**EXERCISE TASK:** Pictures excluded, return the lines below from the first through the line holding "import plotly.graph_objects as go".

-------

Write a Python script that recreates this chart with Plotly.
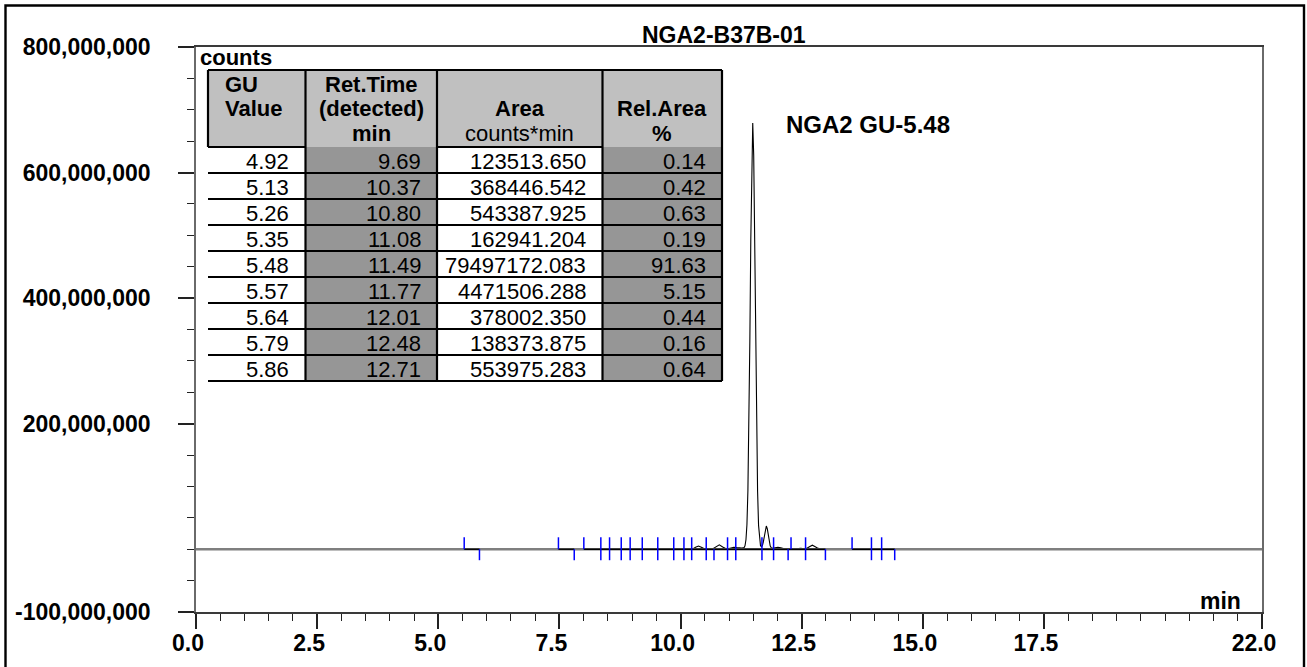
import plotly.graph_objects as go

# ---------------- data ----------------
# chromatogram trace (time in min, signal in millions of counts)
time_min = [0.00, 9.60, 9.69, 9.78, 10.25, 10.31, 10.37, 10.43, 10.49, 10.66, 10.73, 10.80,
            10.87, 10.94, 11.00, 11.05, 11.10, 11.16, 11.22, 11.27, 11.31, 11.33, 11.35,
            11.37, 11.39, 11.41, 11.43, 11.45, 11.47, 11.49, 11.51, 11.53, 11.55, 11.57,
            11.59, 11.61, 11.63, 11.65, 11.67, 11.69, 11.71, 11.73, 11.75, 11.77, 11.79,
            11.81, 11.83, 11.85, 11.87, 11.90, 11.95, 12.01, 12.07, 12.14, 12.38, 12.48,
            12.56, 12.60, 12.66, 12.72, 12.78, 12.84, 12.92, 13.20, 22.00]
signal_mcounts = [0.0, 0.0, 1.0, 0.0, 0.5, 3.0, 5.0, 3.0, 0.6, 0.6, 3.5, 7.0,
                  3.5, 0.8, 1.0, 2.5, 3.0, 2.5, 2.0, 2.0, 2.5, 5.5, 15.0,
                  39.0, 93.0, 190.0, 331.0, 493.0, 627.0, 679.0, 627.0, 493.0, 331.0, 189.0,
                  92.0, 38.0, 14.0, 5.5, 4.0, 6.0, 12.0, 22.4, 32.6, 37.0, 32.6,
                  22.4, 12.0, 5.5, 2.5, 1.5, 2.2, 3.0, 2.2, 0.8, 0.5, 1.5,
                  0.8, 1.3, 3.9, 6.4, 3.9, 1.3, 0.3, 0.0, 0.0]

# peak delimiters (min)
delim_up = [5.535, 7.48, 8.004, 8.355, 8.535, 8.776, 8.96, 9.21, 9.53, 9.86, 10.07,
            10.23, 10.53, 10.97, 11.14, 11.68, 11.92, 12.28, 12.58, 13.54, 13.94, 14.15]
delim_down = [5.85, 7.806, 8.355, 8.535, 8.776, 8.96, 9.21, 9.53, 9.86, 10.07, 10.23,
              10.53, 10.69, 10.97, 11.14, 11.68, 11.92, 12.22, 12.58, 12.99, 13.94,
              14.15, 14.42]
# integration baselines (min)
base_start = [5.535, 7.48, 8.004, 13.54]
base_end = [5.85, 7.806, 12.99, 14.42]

# peak table
gu_values = [4.92, 5.13, 5.26, 5.35, 5.48, 5.57, 5.64, 5.79, 5.86]
ret_times = [9.69, 10.37, 10.80, 11.08, 11.49, 11.77, 12.01, 12.48, 12.71]
areas = [123513.650, 368446.542, 543387.925, 162941.204, 79497172.083,
         4471506.288, 378002.350, 138373.875, 553975.283]
rel_areas = [0.14, 0.42, 0.63, 0.19, 91.63, 5.15, 0.44, 0.16, 0.64]

x_tickvals = [0, 2.5, 5, 7.5, 10, 12.5, 15, 17.5, 20, 22]
x_ticktext = ["0.0", "2.5", "5.0", "7.5", "10.0", "12.5", "15.0", "17.5", "", "22.0"]
y_tickvals = [-100e6, 0, 200e6, 400e6, 600e6, 800e6]
y_ticktext = ["-100,000,000", "", "200,000,000", "400,000,000", "600,000,000", "800,000,000"]

title_text = "NGA2-B37B-01"
peak_label = "NGA2 GU-5.48"

# ---------------- layout constants ----------------
W, H = 1307, 667
ML, MR, MT, MB = 196, 45, 47, 55
PW, PH = W - ML - MR, H - MT - MB
X_RANGE = [0, 22]
Y_RANGE = [-100e6, 800e6]
FONT = "Liberation Sans, Arial, sans-serif"
LBL = 23       # bold label font size
TBL = 22       # table font size


def pxx(px):
    return (px - ML) / PW


def pxy(py):
    return (H - MB - py) / PH


# table geometry (pixels)
T_LEFT, T_TOP = 208, 70
col_w = [97.5, 131.5, 165.5, 119.5]
head_h, row_h = 77, 26
PAD = 4
col_edges = [0]
for w in col_w:
    col_edges.append(col_edges[-1] + w)
row_edges = [0, head_h]
for _ in gu_values:
    row_edges.append(row_edges[-1] + row_h)
T_W, T_H = col_edges[-1], row_edges[-1]

fig = go.Figure()

# chromatogram
fig.add_trace(go.Scatter(x=time_min, y=[v * 1e6 for v in signal_mcounts], mode="lines",
                         line=dict(color="black", width=1.1), hoverinfo="skip"))
# drawn baseline (gray)
fig.add_trace(go.Scatter(x=X_RANGE, y=[0, 0], mode="lines",
                         line=dict(color="#7f7f7f", width=2.4), hoverinfo="skip"))
# integration baselines
bx, by = [], []
for s, e in zip(base_start, base_end):
    bx += [s, e, None]
    by += [0, 0, None]
fig.add_trace(go.Scatter(x=bx, y=by, mode="lines", line=dict(color="black", width=1.4),
                         hoverinfo="skip"))
# delimiters
UP, DOWN = 19e6, -17.5e6
tx, ty = [], []
for t in delim_up:
    tx += [t, t, None]
    ty += [0, UP, None]
for t in delim_down:
    tx += [t, t, None]
    ty += [0, DOWN, None]
fig.add_trace(go.Scatter(x=tx, y=ty, mode="lines", line=dict(color="#0000ff", width=1.5),
                         hoverinfo="skip"))

# ---- peak table (cells via heatmap on its own axes) ----
z = [[1, 1, 1, 1]] + [[0, 2, 0, 2] for _ in gu_values]
fig.add_trace(go.Heatmap(x=col_edges, y=row_edges, z=z, xaxis="x2", yaxis="y2",
                         zmin=0, zmax=2, showscale=False, hoverinfo="skip",
                         colorscale=[[0, "white"], [0.5, "#c0c0c0"], [1, "#969696"]]))

shapes = []


def tline(x0, y0, x1, y1, w=2.2):
    shapes.append(dict(type="line", xref="x2", yref="y2", x0=x0, y0=y0, x1=x1, y1=y1,
                       line=dict(color="black", width=w), layer="above"))


tline(0, 0, T_W, 0)
tline(T_W, 0, T_W, T_H)
tline(0, T_H, T_W, T_H)
tline(0, 0, 0, head_h)
for xe in col_edges[1:-1]:
    tline(xe, 0, xe, T_H)
tline(col_edges[0], head_h, col_edges[1], head_h)
tline(col_edges[2], head_h, col_edges[3], head_h)
for ye in row_edges[2:-1]:
    tline(0, ye, T_W, ye)

# outer frame of the picture
shapes.append(dict(type="rect", xref="paper", yref="paper",
                   x0=pxx(5.5), x1=pxx(1304), y0=pxy(720), y1=pxy(5.5),
                   line=dict(color="black", width=2.4), fillcolor="rgba(0,0,0,0)"))

annotations = []


def tann(text, x, y, xanchor, bold=False):
    annotations.append(dict(text=text, x=x, y=y, xref="x2", yref="y2", xanchor=xanchor,
                            yanchor="middle", showarrow=False,
                            font=dict(family=FONT, size=TBL, color="black",
                                      weight="bold" if bold else "normal")))


K = 0.35 * TBL
slot = [22 - K, 46 - K, 71 - K]
cc = [(col_edges[i] + col_edges[i + 1]) / 2 for i in range(4)]
tann("GU", 15, slot[0], "left", True)
tann("Value", 15, slot[1], "left", True)
tann("Ret.Time", cc[1], slot[0], "center", True)
tann("(detected)", cc[1], slot[1], "center", True)
tann("min", cc[1], slot[2], "center", True)
tann("Area", cc[2], slot[1], "center", True)
tann("counts*min", cc[2], slot[2], "center", False)
tann("Rel.Area", cc[3], slot[1], "center", True)
tann("%", cc[3], slot[2], "center", True)

RPAD = 14.5
for i in range(len(gu_values)):
    yc = row_edges[i + 1] + row_h / 2 + 1
    tann(f"{gu_values[i]:.2f}", col_edges[1] - RPAD, yc, "right")
    tann(f"{ret_times[i]:.2f}", col_edges[2] - RPAD, yc, "right")
    tann(f"{areas[i]:.3f}", col_edges[3] - RPAD, yc, "right")
    tann(f"{rel_areas[i]:.2f}", col_edges[4] - RPAD, yc, "right")

bold_font = dict(family=FONT, size=LBL, color="black", weight="bold")
annotations += [
    dict(text=title_text, x=pxx(723.7), y=pxy(35), xref="paper", yref="paper",
         xanchor="center", yanchor="middle", showarrow=False, font=bold_font),
    dict(text="counts", x=0.05, y=783e6, xref="x", yref="y", xanchor="left",
         yanchor="middle", showarrow=False,
         font=dict(family=FONT, size=22, color="black", weight="bold")),
    dict(text="min", x=21.61, y=-83e6, xref="x", yref="y", xanchor="right",
         yanchor="middle", showarrow=False, font=bold_font),
    dict(text=peak_label, x=12.14, y=677e6, xref="x", yref="y", xanchor="left",
         yanchor="middle", showarrow=False,
         font=dict(family=FONT, size=24, color="black", weight="bold")),
]

x_minor = [i * 0.5 for i in range(45)]
y_minor = [(-100 + 50 * i) * 1e6 for i in range(19)]

fig.update_layout(
    width=W, height=H, margin=dict(l=ML, r=MR, t=MT, b=MB, pad=0, autoexpand=False),
    paper_bgcolor="white", plot_bgcolor="white", showlegend=False,
    font=dict(family=FONT, color="black"),
    xaxis=dict(range=X_RANGE, showgrid=False, zeroline=False, showline=True,
               automargin=False,
               linecolor="#3a3a3a", linewidth=1.5, mirror=True,
               tickmode="array", tickvals=x_tickvals, ticktext=x_ticktext,
               ticks="outside", ticklen=15, tickwidth=1.5, tickcolor="#222222",
               ticklabelstandoff=-5, ticklabelshift=-8,
               tickfont=dict(family=FONT, size=LBL, color="black", weight="bold"),
               minor=dict(tickmode="array", tickvals=x_minor, ticks="outside", ticklen=7,
                          tickwidth=1, tickcolor="#222222")),
    yaxis=dict(range=Y_RANGE, showgrid=False, zeroline=False, showline=True,
               automargin=False,
               linecolor="#6a6a6a", linewidth=1.5, mirror=True,
               tickmode="array", tickvals=y_tickvals, ticktext=y_ticktext,
               ticks="outside", ticklen=16, tickwidth=1.5, tickcolor="#222222",
               ticklabelstandoff=23,
               tickfont=dict(family=FONT, size=LBL, color="black", weight="bold"),
               minor=dict(tickmode="array", tickvals=y_minor, ticks="outside", ticklen=7,
                          tickwidth=1, tickcolor="#222222")),
    xaxis2=dict(domain=[pxx(T_LEFT - PAD), pxx(T_LEFT + T_W + PAD)],
                range=[-PAD, T_W + PAD], visible=False, anchor="y2", fixedrange=True),
    yaxis2=dict(domain=[pxy(T_TOP + T_H + PAD), pxy(T_TOP - PAD)],
                range=[T_H + PAD, -PAD], visible=False, anchor="x2", fixedrange=True),
    shapes=shapes, annotations=annotations,
)

fig.write_html("out.html", config={"displayModeBar": False},
               post_script="document.body.style.margin='0';")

-------

**COMPLETED TASK:**
Write a Python script that recreates this chart with Plotly.
import plotly.graph_objects as go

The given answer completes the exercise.